Pratyusha Gupta's 26-minute short film, Safar, is a poignant exploration of a young woman's journey from the confines of one identity on the fringes of society to the city and to work in a respectable middle-class household. Gouri (a fantastic Shweta Tripathi) leaves behind a difficult past and the spectre of dhandha, and moves with her meagre belongings into the house of a grouchy (yet dil se achchhi), recently-widowed Parsi lady in Mumbai as her domestic help. The contrast between her past and present is delicately conveyed through the frames and the dialogue: Dhan madam (Mahabanoo Mody-Kotwal) is rude and dominating and does not trust strange women whom she derisively, and in an all-too-familiar manner, accuses of stealing and flirting with the watchman. But Gouri is obedient and helpful: she has a curious innocence and tentatively enjoys the novelty of her current circumstances with a childlike gratitude.
But she is acutely aware of her standing in society, that she cannot display any sense of familiarity in talking to unknown men. In this case, it's Salim, the taxi driver (an effortless Vipin Sharma). Her eyes must be lowered and her head bowed, lest aspersions be cast on her character. She must play the part of the good girl, with a diminished demeanour and a soft voice, taking up as little space as possible, and never raising objections. The passage of time however, allows the ice to thaw and her relationship with Salim to blossom from distrust to mutual appreciation – they are both strangers in the tough city, filling in for what the other is missing: one is without parents and one is without a daughter.
The taxi driver has also left behind a past, but in this case, it is not one that he is running away from. He has saved up to meet his family, whom he has not seen in years. It is the story of the millions who come to the city of dreams in search of work, to start afresh with a clean slate and renewed purpose, where the hope of finding work and economic opportunity is the only motivation driving them, where everything is in flux and the city is moving too fast to care about entrenched notions of prescribed identity. Destiny itself can be rewritten and one can choose to be a nameless cog in the ever-turning wheel of capitalism.
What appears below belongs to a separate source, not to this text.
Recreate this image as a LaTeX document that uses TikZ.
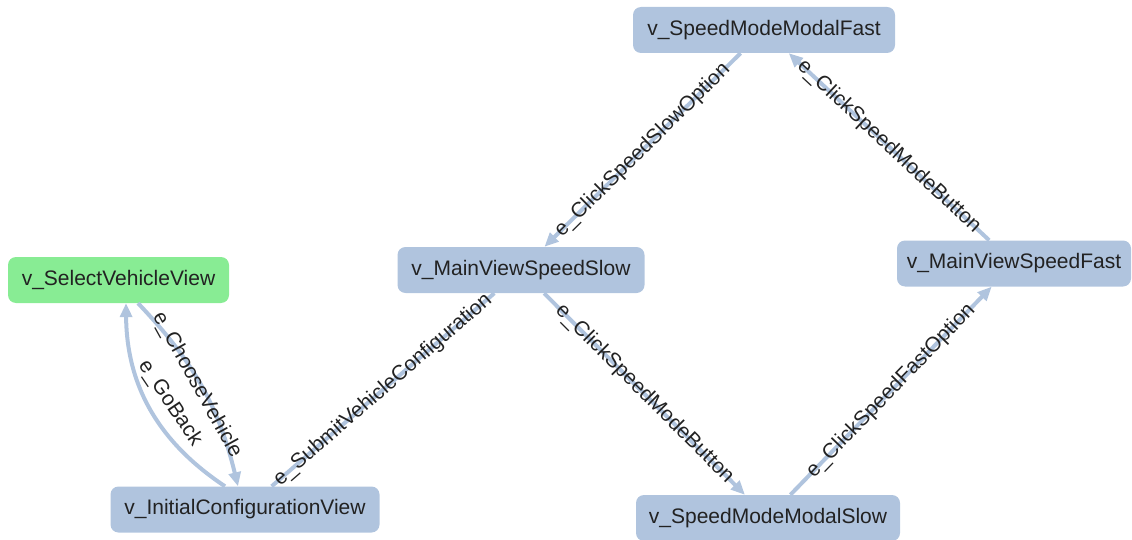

But as Gouri realises, the stigma of sex work is relentless: it follows you everywhere and stares at you in the accusing eyes of everyday people for whom character and reputation are everything. Gouri encompasses and inhabits two starkly different worlds simultaneously – one that she wants to be in and that lives in the tenderness of her eyes; and another that she wants to be rid of, the casual brutality of which she keeps hidden until it bursts forth unexpectedly.
Safar is a must-watch, a beautiful slice-of-life short film narrated with simplicity and sensitivity. In a moving final scene, Gouri conveys a universe of emotion through her eyes: there is pain, helplessness and loss, the fear of having to return, desperation, shame, and overwhelming sadness and loneliness. The sea is standing still in the background, but Mumbai moves on.